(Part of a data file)
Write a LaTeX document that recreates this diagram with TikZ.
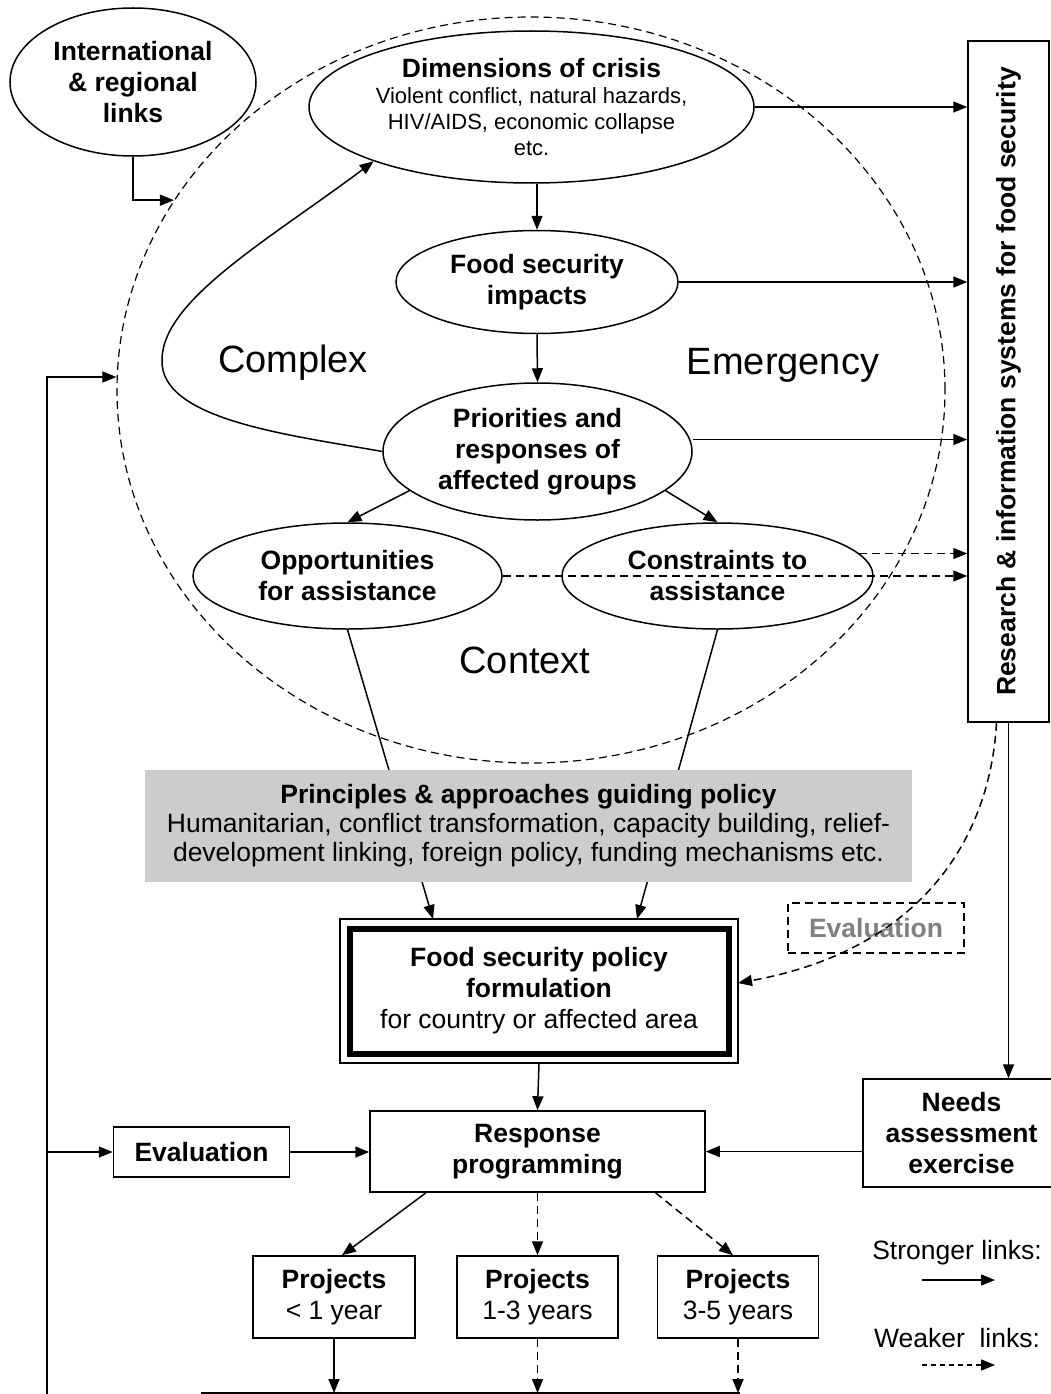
\documentclass[tikz,border=0pt]{standalone}
\usepackage{fontspec}
\setmainfont{Liberation Sans}
\usetikzlibrary{arrows.meta,shapes.geometric}
\definecolor{greybox}{RGB}{204,204,204}
\definecolor{evalgrey}{RGB}{128,128,128}
\newcommand{\mytf}{\fontsize{26.5}{31}\selectfont}
\newcommand{\mysm}{\fontsize{22}{26.3}\selectfont}
\begin{document}
\begin{tikzpicture}[x=1pt,y=-1pt,
  ln/.style={line width=1.5pt},
  arr/.style={-{Triangle[length=14pt,width=11pt]}},
  weak/.style={dash pattern=on 8pt off 5pt},
  ell/.style={ellipse,draw,ln,inner sep=0pt,align=center,font=\mytf\bfseries},
  box/.style={rectangle,draw,ln,inner sep=0pt,align=center,font=\mytf\bfseries},
  big/.style={inner sep=0pt,font=\fontsize{38}{44}\selectfont},
]
\useasboundingbox (0,0) rectangle (1050,1394);
\fill[white] (0,0) rectangle (1050,1394);

% context circle
\node[ellipse,draw,line width=1.2pt,weak,inner sep=0pt,minimum width=828pt,minimum height=746pt] (ctx) at (531,390) {};

% ellipses
\node[ell,minimum width=246pt,minimum height=148pt] (intl) at (133,82) {International\\\& regional\\links};
\node[ell,minimum width=445pt,minimum height=152pt,font=\mysm] (dim) at (531.5,107)
  {{\fontsize{26.5}{27}\selectfont\bfseries Dimensions of crisis}\\Violent conflict, natural hazards,\\HIV/AIDS, economic collapse\\etc.};
\node[ell,minimum width=282pt,minimum height=103pt] (fsi) at (537,282) {Food security\\impacts};
\node[ell,minimum width=309pt,minimum height=137pt] (pri) at (537.5,451.5) {Priorities and\\responses of\\affected groups};
\node[ell,minimum width=309pt,minimum height=106pt] (opp) at (347.5,576) {Opportunities\\for assistance};
\node[ell,minimum width=311pt,minimum height=106pt] (cons) at (717.5,576) {Constraints to\\assistance};

% words
\node[big] (tcomplex) at (293,363) {Complex};
\node[big] (temerg) at (783,365) {Emergency};
\node[big] (tcontext) at (525,660) {Context};

% research box
\node[draw,ln,rotate=90,inner sep=0pt,minimum width=681pt,minimum height=81pt,font=\mytf\bfseries] (res) at (1008.5,381.5) {Research \& information systems for food security};

% policy box
\node[draw,line width=6pt,inner sep=0pt,minimum width=379pt,minimum height=125pt,align=center,font=\mytf] (pol) at (539,991)
  {\textbf{Food security policy}\\\textbf{formulation}\\for country or affected area};
\draw[line width=1.3pt] ([shift={(-6.5pt,6.5pt)}]pol.north west) rectangle ([shift={(6.5pt,-6.5pt)}]pol.south east);

% lines from opportunities / constraints to policy (under grey box)
\draw[ln,arr] (opp.south) -- ([shift={(-106pt,6.5pt)}]pol.north);
\draw[ln,arr] (cons.south) -- ([shift={(98pt,6.5pt)}]pol.north);

% grey box
\node[fill=greybox,inner sep=0pt,minimum width=767pt,minimum height=112pt,align=center,font=\fontsize{26.5}{29}\selectfont] (prin) at (528.5,826)
  {\textbf{Principles \& approaches guiding policy}\\Humanitarian, conflict transformation, capacity building, relief-\\development linking, foreign policy, funding mechanisms etc.};

% evaluation (dashed)
\node[draw,ln,weak,inner sep=0pt,minimum width=176pt,minimum height=50pt,text=evalgrey,font=\mytf\bfseries] (evd) at (876,928) {Evaluation};

% lower boxes
\node[box,minimum width=197pt,minimum height=108pt] (needs) at (961.5,1133) {Needs\\assessment\\exercise};
\node[box,minimum width=335pt,minimum height=81pt] (resp) at (537.5,1151.5) {Response\\programming};
\node[box,minimum width=176pt,minimum height=50pt] (ev) at (201.5,1152) {Evaluation};
\node[box,minimum width=162pt,minimum height=82pt] (p1) at (334,1297) {Projects\\\mdseries < 1 year};
\node[box,minimum width=161pt,minimum height=82pt] (p2) at (537.5,1297) {Projects\\\mdseries 1-3 years};
\node[box,minimum width=161pt,minimum height=82pt] (p3) at (738,1297) {Projects\\\mdseries 3-5 years};

% legend
\node[inner sep=0pt,font=\mytf] (lgs) at (957,1253) {Stronger links:};
\node[inner sep=0pt,font=\mytf] (lgw) at (957,1338) {Weaker\ \ links:};
\coordinate (s1) at (922,1280);
\coordinate (s2) at (995,1280);
\coordinate (w1) at (922,1365);
\coordinate (w2) at (995,1365);
\draw[ln,arr] (s1) -- (s2);
\draw[ln,dash pattern=on 5pt off 4pt,arr] (w1) -- (w2);

% coordinates
\coordinate (fb) at (47,1394);
\coordinate (bot) at (201,1393);
\coordinate (botR) at (740,1393);

% connectors
\draw[ln,arr] (intl.south) |- (ctx.152);
\draw[ln,arr] (fb) |- ([yshift=13pt]ctx.west);
\draw[ln,arr] (fsi.north |- dim.south) -- (fsi.north);
\draw[ln,arr] (fsi.south) -- (pri.north);
\draw[ln,arr] (pri.west) .. controls (290,435) and (160,420) .. (162,360)
  .. controls (162,300) and (270,239) .. (dim.south west);
\draw[ln,arr] (pri.197) -- (opp.north);
\draw[ln,arr] (pri.343) -- (cons.north);

\draw[ln,arr] (dim.east) -- (dim.east -| res.north);
\draw[ln,arr] (fsi.east) -- (fsi.east -| res.north);
\draw[ln,arr] ([yshift=12pt]pri.east) -- ([yshift=12pt]pri.east -| res.north);
\draw[ln,weak,arr] (cons.9.3) -- (cons.9.3 -| res.north);
\draw[ln,weak,arr] (opp.east) -- (opp.east -| res.north);

\draw[ln,weak,arr] ([xshift=-12pt]res.west) .. controls (990,840) and (920,950) .. ([shift={(6.5pt,8pt)}]pol.east);
\draw[ln,arr] (res.west) -- (res.west |- needs.north);

\draw[ln,arr] ([yshift=-6.5pt]pol.south) -- (resp.north);
\draw[ln,arr] (fb |- ev.west) -- (ev.west);
\draw[ln,arr] (ev.east) -- (ev.east -| resp.west);
\draw[ln,arr] (needs.west |- resp.east) -- (resp.east);

\draw[ln,arr] ([xshift=-111.5pt]resp.south) -- ([xshift=8pt]p1.north);
\draw[ln,weak,arr] (resp.south) -- (p2.north);
\draw[ln,weak,arr] ([xshift=118pt]resp.south) -- ([xshift=-5pt]p3.north);

\draw[ln] (bot) -- (botR);
\draw[ln,arr] (p1.south) -- (p1.south |- bot);
\draw[ln,weak,arr] (p2.south) -- (p2.south |- bot);
\draw[ln,weak,arr] (p3.south) -- (p3.south |- bot);
\end{tikzpicture}
\end{document}
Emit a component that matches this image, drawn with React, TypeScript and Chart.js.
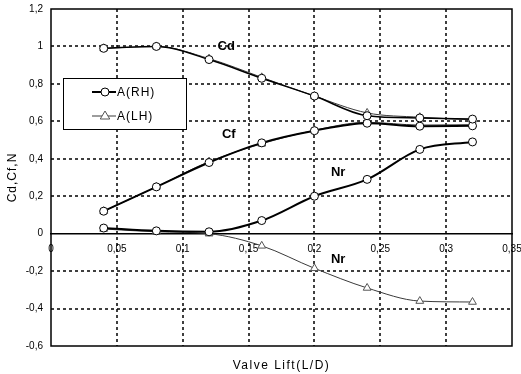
import React, { useEffect, useRef } from 'react';
import { Chart, registerables } from 'chart.js';

Chart.register(...registerables);

// Valve lift (L/D)
const liftLD = [0.04, 0.08, 0.12, 0.16, 0.2, 0.24, 0.28, 0.32];
// Discharge coefficient
const cdRH = [0.99, 1.0, 0.93, 0.83, 0.735, 0.63, 0.618, 0.612];
const cdLH = [0.99, 1.0, 0.935, 0.835, 0.735, 0.645, 0.622, 0.608];
// Flow coefficient
const cfRH = [0.12, 0.25, 0.38, 0.485, 0.55, 0.59, 0.574, 0.576];
const cfLH = [0.12, 0.25, 0.385, 0.48, 0.552, 0.595, 0.58, 0.582];
// Swirl ratio
const nrRH = [0.03, 0.015, 0.01, 0.07, 0.2, 0.29, 0.45, 0.49];
const nrLH = [0.025, 0.01, 0.0, -0.065, -0.185, -0.29, -0.36, -0.365];

const xTickLabels = ['0', '0,05', '0,1', '0,15', '0,2', '0,25', '0,3', '0,35'];
const yTickLabels = ['-0,6', '-0,4', '-0,2', '0', '0,2', '0,4', '0,6', '0,8', '1', '1,2'];
const legendLabels = ['A(RH)', 'A(LH)'];
const curveNames = ['Cd', 'Cf', 'Nr', 'Nr'];
const curveNameX = [0.133, 0.135, 0.218, 0.218];
const curveNameY = [1.0, 0.53, 0.325, -0.135];
const xTitle = 'Valve Lift(L/D)';
const yTitle = 'Cd,Cf,N';

const FONT = '"Liberation Sans", Arial, sans-serif';
const RH_COLOR = '#000000';
const LH_COLOR = '#3a3a3a';

function pts(ys: number[]) {
  return liftLD.map((x, i) => ({ x, y: ys[i] }));
}

function rhSet(label: string, ys: number[], width = 2) {
  return {
    label,
    data: pts(ys),
    borderColor: RH_COLOR,
    borderWidth: width,
    pointStyle: 'circle',
    pointRadius: 4,
    pointBorderWidth: 1,
    pointBorderColor: RH_COLOR,
    pointBackgroundColor: '#ffffff',
    cubicInterpolationMode: 'monotone' as const,
  };
}

function lhSet(label: string, ys: number[]) {
  return {
    label,
    data: pts(ys),
    borderColor: LH_COLOR,
    borderWidth: 1,
    pointStyle: 'triangle',
    pointRadius: 4.5,
    pointBorderWidth: 1,
    pointBorderColor: '#555555',
    pointBackgroundColor: '#ffffff',
    cubicInterpolationMode: 'monotone' as const,
  };
}

function drawTriangle(ctx: CanvasRenderingContext2D, cx: number, cy: number, r: number) {
  ctx.beginPath();
  ctx.moveTo(cx, cy - r);
  ctx.lineTo(cx + r * 0.95, cy + r * 0.6);
  ctx.lineTo(cx - r * 0.95, cy + r * 0.6);
  ctx.closePath();
  ctx.fill();
  ctx.stroke();
}

const gridPlugin = {
  id: 'dashGrid',
  beforeDatasetsDraw(chart: any) {
    const { ctx, chartArea: a, scales } = chart;
    const xs = scales.x;
    const ys = scales.y;
    ctx.save();
    ctx.strokeStyle = '#000';
    ctx.lineWidth = 1.5;
    ctx.setLineDash([3, 3]);
    xs.ticks.forEach((t: any) => {
      const px = Math.round(xs.getPixelForValue(t.value));
      if (px <= a.left + 1 || px >= a.right - 1) return;
      ctx.beginPath();
      ctx.moveTo(px, a.top);
      ctx.lineTo(px, a.bottom);
      ctx.stroke();
    });
    ys.ticks.forEach((t: any) => {
      if (Math.abs(t.value) < 1e-9) return;
      const py = Math.round(ys.getPixelForValue(t.value));
      if (py <= a.top + 1 || py >= a.bottom - 1) return;
      ctx.beginPath();
      ctx.moveTo(a.left, py);
      ctx.lineTo(a.right, py);
      ctx.stroke();
    });
    ctx.restore();
  },
};

const decorPlugin = {
  id: 'decor',
  afterDatasetsDraw(chart: any) {
    const { ctx, chartArea: a, scales } = chart;
    const xs = scales.x;
    const ys = scales.y;
    ctx.save();
    // frame
    ctx.strokeStyle = '#000';
    ctx.lineWidth = 1.5;
    ctx.setLineDash([]);
    ctx.strokeRect(a.left, a.top, a.right - a.left, a.bottom - a.top);

    // curve names
    ctx.fillStyle = '#000';
    ctx.font = 'bold 13px ' + FONT;
    ctx.textAlign = 'center';
    ctx.textBaseline = 'middle';
    curveNames.forEach((t, i) => {
      ctx.fillText(t, xs.getPixelForValue(curveNameX[i]), ys.getPixelForValue(curveNameY[i]));
    });

    // legend box
    const lx = a.left + 12;
    const ly = a.top + 69;
    const lw = 123;
    const lh = 51;
    ctx.fillStyle = '#fff';
    ctx.fillRect(lx, ly, lw, lh);
    ctx.strokeStyle = '#000';
    ctx.lineWidth = 1;
    ctx.strokeRect(lx + 0.5, ly + 0.5, lw, lh);

    const rows = [ly + 14, ly + 38];
    ctx.font = '12px ' + FONT;
    ctx.textAlign = 'left';
    ctx.textBaseline = 'middle';
    legendLabels.forEach((t, i) => {
      const yy = rows[i];
      ctx.strokeStyle = i === 0 ? RH_COLOR : LH_COLOR;
      ctx.lineWidth = i === 0 ? 2 : 1;
      ctx.beginPath();
      ctx.moveTo(lx + 29, yy);
      ctx.lineTo(lx + 53, yy);
      ctx.stroke();
      ctx.fillStyle = '#fff';
      ctx.lineWidth = 1;
      if (i === 0) {
        ctx.strokeStyle = RH_COLOR;
        ctx.beginPath();
        ctx.arc(lx + 42, yy, 4, 0, Math.PI * 2);
        ctx.fill();
        ctx.stroke();
      } else {
        ctx.strokeStyle = '#555';
        drawTriangle(ctx, lx + 42, yy, 5);
      }
      ctx.fillStyle = '#000';
      (ctx as any).letterSpacing = '1px';
      ctx.fillText(t, lx + 54, yy + 1);
      (ctx as any).letterSpacing = '0px';
    });

    // axis titles
    ctx.fillStyle = '#000';
    ctx.font = '12px ' + FONT;
    ctx.textAlign = 'center';
    ctx.textBaseline = 'middle';
    (ctx as any).letterSpacing = '1.5px';
    ctx.fillText(xTitle, (a.left + a.right) / 2, 366);
    ctx.save();
    ctx.translate(13, (a.top + a.bottom) / 2);
    ctx.rotate(-Math.PI / 2);
    (ctx as any).letterSpacing = '1px';
    ctx.fillText(yTitle, 0, 0);
    ctx.restore();
    (ctx as any).letterSpacing = '0px';
    ctx.restore();
  },
};

export default function App() {
  const canvasRef = useRef<HTMLCanvasElement | null>(null);

  useEffect(() => {
    document.body.style.margin = '0';
    const canvas = canvasRef.current;
    if (!canvas) return;
    const chart = new Chart(canvas, {
      type: 'line',
      data: {
        datasets: [
          rhSet('Cd A(RH)', cdRH, 1.5),
          lhSet('Cd A(LH)', cdLH),
          rhSet('Cf A(RH)', cfRH),
          lhSet('Cf A(LH)', cfLH),
          rhSet('Nr A(RH)', nrRH),
          lhSet('Nr A(LH)', nrLH),
        ] as any,
      },
      options: {
        responsive: false,
        animation: false,
        devicePixelRatio: 1,
        layout: { padding: { left: 0, right: 9, top: 9, bottom: 28 } },
        plugins: {
          legend: { display: false },
          tooltip: { enabled: false },
        },
        scales: {
          x: {
            type: 'linear',
            position: { y: 0 } as any,
            min: 0,
            max: 0.35,
            afterFit: (s: any) => {
              s.paddingLeft = 0;
              s.paddingRight = 0;
              s.paddingTop = 0;
              s.paddingBottom = 0;
            },
            grid: { display: false, drawTicks: false },
            border: { display: true, color: '#000', width: 1.5 },
            ticks: {
              stepSize: 0.05,
              padding: 10,
              color: '#000',
              font: { family: FONT, size: 10 },
              maxRotation: 0,
              autoSkip: false,
              callback: (_v: any, i: number) => xTickLabels[i] ?? '',
            },
          },
          y: {
            type: 'linear',
            min: -0.6,
            max: 1.2,
            afterFit: (s: any) => {
              s.width = 51;
              s.paddingTop = 0;
              s.paddingBottom = 0;
            },
            grid: { display: false, drawTicks: false },
            border: { display: false },
            ticks: {
              stepSize: 0.2,
              padding: 8,
              color: '#000',
              font: { family: FONT, size: 10 },
              autoSkip: false,
              callback: (_v: any, i: number) => yTickLabels[i] ?? '',
            },
          },
        },
      },
      plugins: [gridPlugin, decorPlugin],
    });
    return () => chart.destroy();
  }, []);

  return (
    <div style={{ width: 521, height: 374 }}>
      <canvas ref={canvasRef} width={521} height={374} style={{ display: 'block' }} />
    </div>
  );
}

» **Given instruction**: Repeat the listing above from its first line through the line that contains "width=1.2pt,weak,inner sep=0pt,minimum width=828pt,minimum", both included, and nothing more. Drop the pictures.

» **Answer to the task**:
Write a LaTeX document that recreates this diagram with TikZ.
\documentclass[tikz,border=0pt]{standalone}
\usepackage{fontspec}
\setmainfont{Liberation Sans}
\usetikzlibrary{arrows.meta,shapes.geometric}
\definecolor{greybox}{RGB}{204,204,204}
\definecolor{evalgrey}{RGB}{128,128,128}
\newcommand{\mytf}{\fontsize{26.5}{31}\selectfont}
\newcommand{\mysm}{\fontsize{22}{26.3}\selectfont}
\begin{document}
\begin{tikzpicture}[x=1pt,y=-1pt,
  ln/.style={line width=1.5pt},
  arr/.style={-{Triangle[length=14pt,width=11pt]}},
  weak/.style={dash pattern=on 8pt off 5pt},
  ell/.style={ellipse,draw,ln,inner sep=0pt,align=center,font=\mytf\bfseries},
  box/.style={rectangle,draw,ln,inner sep=0pt,align=center,font=\mytf\bfseries},
  big/.style={inner sep=0pt,font=\fontsize{38}{44}\selectfont},
]
\useasboundingbox (0,0) rectangle (1050,1394);
\fill[white] (0,0) rectangle (1050,1394);

% context circle
\node[ellipse,draw,line width=1.2pt,weak,inner sep=0pt,minimum width=828pt,minimum height=746pt] (ctx) at (531,390) {};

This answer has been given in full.